Cette sculpture serait presque mémorielle ? Est-ce un souvenir d'enfance ?

            G.V. : Non, parce que je ne suis pas né à Lyon. Mais j'y suis arrivé il y a environ trente-cinq ans. J'ai découvert la Croix Rousse, j'avais l'impression d'être dans un pays étranger, tellement c'était original et beau. J'ai toujours fait des peintures, des dessins de ce quartier. Ici, bien sûr, c'est une Croix Rousse complètement imaginée.

 

         JS-R. : Je ne voulais pas dire que c'était un décor réaliste, ou imitatif ; tout en sachant que c'est un tableau citadin, même si on ne sait pas que c'est la Croix Rousse. Elle diffère des autres sculptures qui n'ont pas un fond "signifiant" et présentent des personnages, comme nous l'avons dit tout à l'heure. Tandis que pour cette œuvre, le fond est géographique et sociologique.

         Dans le domaine du symbole, vous avez illustré des expressions populaires. On dit "léger comme la plume"… Et chaque fois que vous avez mis une plume, elle est libre. Elle est dans un dans un mouvement géographique, arrêtée par moment par la présence d'un livre, mais elle est toujours hors du tableau. Soit en avant, soit au-dessus, soit conditionnant le mouvement comme celles qui constituent les pales de l'hélice.

            G.V. : La plume est un élément formidable, parce qu'elle amplifie le mouvement. Si je n'avais pas mis les plumes sur le poisson, on ne verrait pas que l'hélice tourne. En plus, c'est un élément extrêmement solide, qui résiste aux frottements que je lui fais subir. Et c'est très léger. Or, moi qui utilise des petits moteurs, il me faut des structures légères.

 

éléphant trompe-rose
éléphant trompe-rose

         JS-R. : Mais il me semble quand même que la composition des tableaux comportant des plumes, est complètement différente des autres ?

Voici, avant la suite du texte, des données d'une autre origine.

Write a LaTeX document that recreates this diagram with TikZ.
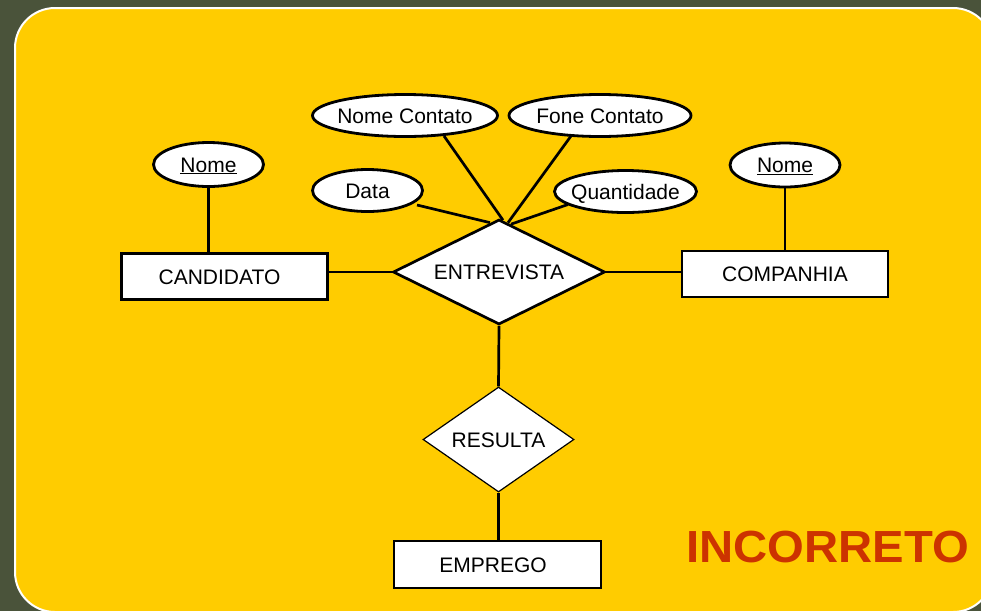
\documentclass[tikz,border=0pt]{standalone}
\usepackage{fontspec}
\setmainfont{Liberation Sans}
\usetikzlibrary{shapes.geometric,calc,backgrounds}
\definecolor{bgdark}{RGB}{74,83,58}
\definecolor{ery}{RGB}{255,204,0}
\definecolor{incred}{RGB}{204,51,0}
\begin{document}
\begin{tikzpicture}[x=1pt,y=-1pt,
  lbl/.style={font=\fontsize{21}{25}\selectfont, text height=15pt, text depth=0pt},
  entity/.style={lbl, draw, fill=white, line width=2.8pt, inner sep=0pt, minimum width=206pt, minimum height=46pt},
  attr/.style={lbl, ellipse, draw, fill=white, line width=2.8pt, inner ysep=0pt, inner xsep=-20pt},
  rel/.style={lbl, diamond, draw, fill=white, aspect=2, inner sep=0pt},
  conn/.style={line width=2.7pt}]
\useasboundingbox (0,0) rectangle (981,611);

% entities
\node[entity] (cand) at (224.5,276.5) {\hspace*{-10pt}CANDIDATO};
\node[entity] (comp) at (785,274) {COMPANHIA};
\node[entity, minimum width=207pt, minimum height=47pt] (emp) at (497.5,564.5) {\hspace*{-9pt}EMPREGO};

% attributes
\node[attr, minimum width=110pt, minimum height=44pt] (nomeL) at (208.5,164.5) {\underline{Nome}};
\node[attr, minimum width=110pt, minimum height=44pt] (nomeR) at (785,165) {\underline{Nome}};
\node[attr, minimum width=185pt, minimum height=42pt] (nc) at (405,115.5) {Nome Contato};
\node[attr, minimum width=182pt, minimum height=42pt] (fc) at (600,115.5) {Fone Contato};
\node[attr, minimum width=110pt, minimum height=42pt] (data) at (367.5,190.5) {Data};
\node[attr, minimum width=142pt, minimum height=42pt] (qt) at (625.5,191.5) {Quantidade};

% relationships
\node[rel, line width=2.7pt, minimum width=212pt, minimum height=105pt] (ent) at (499,272) {ENTREVISTA};
\node[rel, line width=1.2pt, minimum width=151pt, minimum height=105pt] (res) at (498.5,439.5) {RESULTA};

% label
\node[font=\bfseries\fontsize{45}{54}\selectfont, text=incred, xscale=1.05, inner sep=0pt] (inc) at (827.5,546.5) {INCORRETO};

\begin{pgfonlayer}{background}
  \clip (0,0) rectangle (981,611);
  \fill[bgdark] (0,0) rectangle (981,611);
  \draw[white, line width=2pt, fill=ery, rounded corners=40pt] (15,8) rectangle (993,612);
  \draw[conn] (nomeL.south) -- (nomeL.south |- cand.north);
  \draw[conn] (nomeR.south) -- (nomeR.south |- comp.north);
  \draw[conn] (cand.east |- ent.west) -- (ent.west);
  \draw[conn] (ent.east) -- (comp.west |- ent.east);
  \draw[conn] (ent.south) -- (res.north);
  \draw[conn] (res.south) -- (res.south |- emp.north);
  \draw[conn] ($(data)+(49.5,14.5)$) -- ($(ent.north)+(-9,4.5)$);
  \draw[conn] ($(nc)+(39,20.5)$) -- ($(ent.north)+(4,2)$);
  \draw[conn] ($(fc)+(-29,20.5)$) -- ($(ent.north)+(9,4.5)$);
  \draw[conn] ($(qt)+(-57.5,13)$) -- ($(ent.north)+(12,6)$);
\end{pgfonlayer}
\end{tikzpicture}
\end{document}
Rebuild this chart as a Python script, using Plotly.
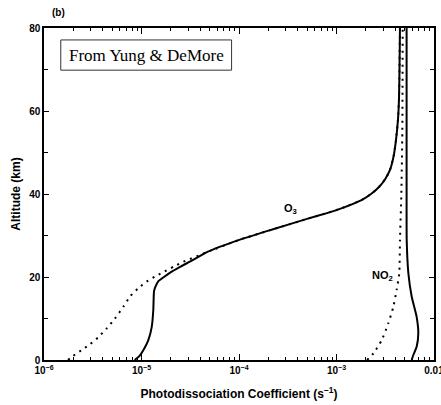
import plotly.graph_objects as go

# ---- data (altitude in km, J in s^-1) ----
alt_o3_solid = [0, 1, 2.4, 4.8, 8, 12, 16.5, 17.5, 18.9, 20, 21, 22.5, 24, 26, 29,
                31.5, 34, 35.4, 36.6, 38.6, 40, 41.7, 43.5, 45.8, 49, 53,
                58, 63, 70, 80]
j_o3_solid = [8.51e-6, 9.55e-6, 1.047e-5, 1.175e-5, 1.274e-5, 1.321e-5, 1.343e-5,
              1.380e-5, 1.479e-5, 1.698e-5, 1.950e-5, 2.512e-5, 3.311e-5, 4.69e-5,
              1.023e-4, 2.234e-4, 4.98e-4, 7.99e-4, 1.138e-3, 1.827e-3, 2.259e-3,
              2.729e-3, 3.141e-3, 3.537e-3, 3.845e-3, 4.074e-3, 4.274e-3, 4.375e-3,
              4.426e-3, 4.477e-3]

alt_o3_dot = [0, 1, 2.4, 3.8, 5.5, 7.6, 10, 12.8, 15.3, 17.3, 18.9, 20.1, 21, 22.5,
              23.7, 25.3, 26, 29, 31.5, 34, 35.4, 36.6, 38.6, 40, 41.7, 43.5,
              45.8, 49, 53, 58, 63, 70, 80]
j_o3_dot = [1.762e-6, 1.995e-6, 2.438e-6, 2.965e-6, 3.606e-6, 4.395e-6, 5.346e-6,
            6.501e-6, 7.621e-6, 9.268e-6, 1.130e-5, 1.374e-5, 1.622e-5, 2.138e-5,
            2.692e-5, 3.981e-5, 4.69e-5, 1.023e-4, 2.234e-4, 4.98e-4, 7.99e-4,
            1.138e-3, 1.827e-3, 2.259e-3, 2.729e-3, 3.141e-3, 3.537e-3, 3.845e-3,
            4.074e-3, 4.274e-3, 4.375e-3, 4.426e-3, 4.477e-3]

alt_no2_solid = [0, 1.2, 3.2, 6.4, 10.4, 15.3, 20.9, 28.9, 40, 60, 80]
j_no2_solid = [5.902e-3, 6.138e-3, 6.637e-3, 6.902e-3, 6.637e-3, 5.902e-3, 5.458e-3,
               5.248e-3, 5.236e-3, 5.236e-3, 5.236e-3]

alt_no2_dot = [0, 1.6, 4.8, 8.8, 12.8, 16.9, 20.9, 28.9, 40, 55, 80]
j_no2_dot = [2.056e-3, 2.399e-3, 2.911e-3, 3.396e-3, 3.828e-3, 4.140e-3, 4.406e-3,
             4.477e-3, 4.624e-3, 4.732e-3, 4.775e-3]

x_tick_vals = [1e-6, 1e-5, 1e-4, 1e-3, 1e-2]
x_tick_text = ["<b>10<sup>−6</sup></b>", "<b>10<sup>−5</sup></b>", "<b>10<sup>−4</sup></b>",
               "<b>10<sup>−3</sup></b>", "<b>0.01</b>"]
y_tick_vals = [0, 20, 40, 60, 80]
y_tick_text = ["<b>0</b>", "<b>20</b>", "<b>40</b>", "<b>60</b>", "<b>80</b>"]
y_minor_vals = [10, 30, 50, 70]

x_minor_vals = [k * 10.0 ** e for e in range(-6, -2) for k in range(2, 10)]

SANS = "Liberation Sans, Arial, sans-serif"
DOTS = "2px,5px"

fig = go.Figure()
fig.add_trace(go.Scatter(x=j_o3_dot, y=alt_o3_dot, mode="lines",
                         line=dict(color="black", width=2, dash=DOTS,
                                   shape="spline", smoothing=0.5),
                         showlegend=False, hoverinfo="skip"))
fig.add_trace(go.Scatter(x=j_o3_solid, y=alt_o3_solid, mode="lines",
                         line=dict(color="black", width=2,
                                   shape="spline", smoothing=0.5),
                         showlegend=False, hoverinfo="skip"))
fig.add_trace(go.Scatter(x=j_no2_dot, y=alt_no2_dot, mode="lines",
                         line=dict(color="black", width=2, dash=DOTS,
                                   shape="spline", smoothing=0.5),
                         showlegend=False, hoverinfo="skip"))
fig.add_trace(go.Scatter(x=j_no2_solid, y=alt_no2_solid, mode="lines",
                         line=dict(color="black", width=2,
                                   shape="spline", smoothing=0.5),
                         showlegend=False, hoverinfo="skip"))

fig.update_layout(
    width=441, height=405,
    margin=dict(l=44, r=7, t=28, b=45, autoexpand=False),
    paper_bgcolor="white", plot_bgcolor="white",
    font=dict(family=SANS, size=10, color="black"),
    xaxis=dict(type="log", range=[-6, -2], tickvals=x_tick_vals, ticktext=x_tick_text,
               ticks="inside", ticklen=6, tickwidth=1, tickcolor="black",
               minor=dict(tickvals=x_minor_vals, ticks="inside", ticklen=3,
                          tickwidth=1, tickcolor="black", showgrid=False),
               showline=True, linecolor="black", linewidth=1.5, mirror="allticks",
               showgrid=False, zeroline=False, ticklabeloverflow="allow",
               automargin=False,
               tickfont=dict(family=SANS, size=10),
               title=dict(text="<b>Photodissociation Coefficient (s<sup>−1</sup>)</b>",
                          font=dict(family=SANS, size=12), standoff=15)),
    yaxis=dict(range=[0, 80], tickvals=y_tick_vals, ticktext=y_tick_text,
               ticks="inside", ticklen=5, tickwidth=1, tickcolor="black",
               minor=dict(tickvals=y_minor_vals, ticks="inside", ticklen=4,
                          tickwidth=1, tickcolor="black", showgrid=False),
               showline=True, linecolor="black", linewidth=1.5, mirror="allticks",
               showgrid=False, zeroline=False, automargin=False,
               tickfont=dict(family=SANS, size=10),
               title=dict(text="<b>Altitude (km)</b>",
                          font=dict(family=SANS, size=12), standoff=6)),
)

# "From Yung & DeMore" box
fig.add_shape(type="rect", xref="paper", yref="paper",
              x0=0.043, x1=0.481, y0=0.873, y1=0.964,
              line=dict(color="#333333", width=1), fillcolor="white")
fig.add_annotation(text="From Yung &amp; DeMore", xref="paper", yref="paper",
                   x=0.262, y=0.918, showarrow=False, xanchor="center", yanchor="middle",
                   font=dict(family="Liberation Serif, Times New Roman, serif", size=17,
                             color="black"))
# panel tag
fig.add_annotation(text="<b>(b)</b>", xref="paper", yref="paper",
                   x=0.015, y=1.0, yshift=16, showarrow=False, xanchor="left",
                   yanchor="middle", font=dict(family=SANS, size=10))
# curve labels
fig.add_annotation(text="<b>O<sub>3</sub></b>", xref="paper", yref="paper",
                   x=0.631, y=0.455, showarrow=False, xanchor="center",
                   yanchor="middle", font=dict(family=SANS, size=11))
fig.add_annotation(text="<b>NO<sub>2</sub></b>", xref="paper", yref="paper",
                   x=0.867, y=0.252, showarrow=False, xanchor="center",
                   yanchor="middle", font=dict(family=SANS, size=11))

fig.write_html("out.html")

            G.V. : Oui, mais en même temps, il y a un lien. Ces machines ont un certain âge, certaines ont au moins quinze ans, mais je les sens toujours proches. C'est comme des périodes. Par exemple, j'ai eu une période valise de voyage, puis je suis passé à autre chose. Je travaille beaucoup dans les chaussures. Je l'ai toujours fait, mais parfois j'ai des interruptions où je fais autre chose. En fait, même si mes sculptures sont anciennes, elles sont très actuelles dans ma tête. J'ai aussi des machines très abstraites, qui ne sont pas aussi lisibles, mais elles bougent, les gens demandent ce que c'est, et je n'en sais rien !

 

         JS-R. : Il faut maintenant parler de la couleur, parce que vous êtes vraiment un coloriste. Vos œuvres sont extrêmement vives, dans de belles nuances. Vous mélangez des couleurs qui ne sont pas complémentaires, cela les fait éclater, et donne un ensemble très agréable à l'œil.

            G.V. : Oui, j'aime bien poser la couleur, parce que cela ne tue personne, sauf que cela fait fuir les rétines qui sont incommodées. J'ai des petits trucs. J'essaie de faire se côtoyer des couleurs qui ne sont pas faites pour aller ensemble, comme vous le disiez ; et j'essaie d'y arriver. Après tout, on peut voir des gens qui n'ont pas la même culture et qui peuvent vivre ensemble. En faisant ainsi, j'obtiens des effets détonants, et cela me plaît beaucoup.

 

         JS-R. : Question traditionnelle, maintenant : y a-t-il des thèmes que vous auriez aimé traiter et que nous n'avons pas abordés ? Des questions que vous auriez aimé entendre, et que je n'ai pas posées ?

            G.V. : J'aurais voulu parler d'une toute petite sculpture qui, en fait, est une maquette . Elle fait trente centimètres de haut, elle est intitulée "Le golfondeur" : c'est un joueur de golf mais qui fait du fond. C'est une sculpture que j'ai proposé de réaliser dans un minigolf à Praz-sur-Arly. Elle va faire deux mètres de haut, et je vais la construire au mois de mars prochain. Les enfants pourront la tourner. C'est la première fois que je fais une telle œuvre en extérieur, et c'était mon souhait, mon rêve depuis longtemps. Réaliser des machines simples, qui fonctionnent avec ou sans moteur.

 

         JS-R. : Chaque œuvre est en même temps une prouesse technique !

            G.V. : Un peu ! Même si, parfois, j'ai vraiment du mal. A les voir ici, cela semble tout simple, mais il m'arrive de démonter parce que je ne suis pas content d'un rythme, d'un éclairage. Ce n'est pas toujours évident, mais c'est bien !

 

            ENTRETIEN REALISE A LA BIENNALE HORS-LES-NORMES DE LYON, LE 1ER OCTOBRE 2011.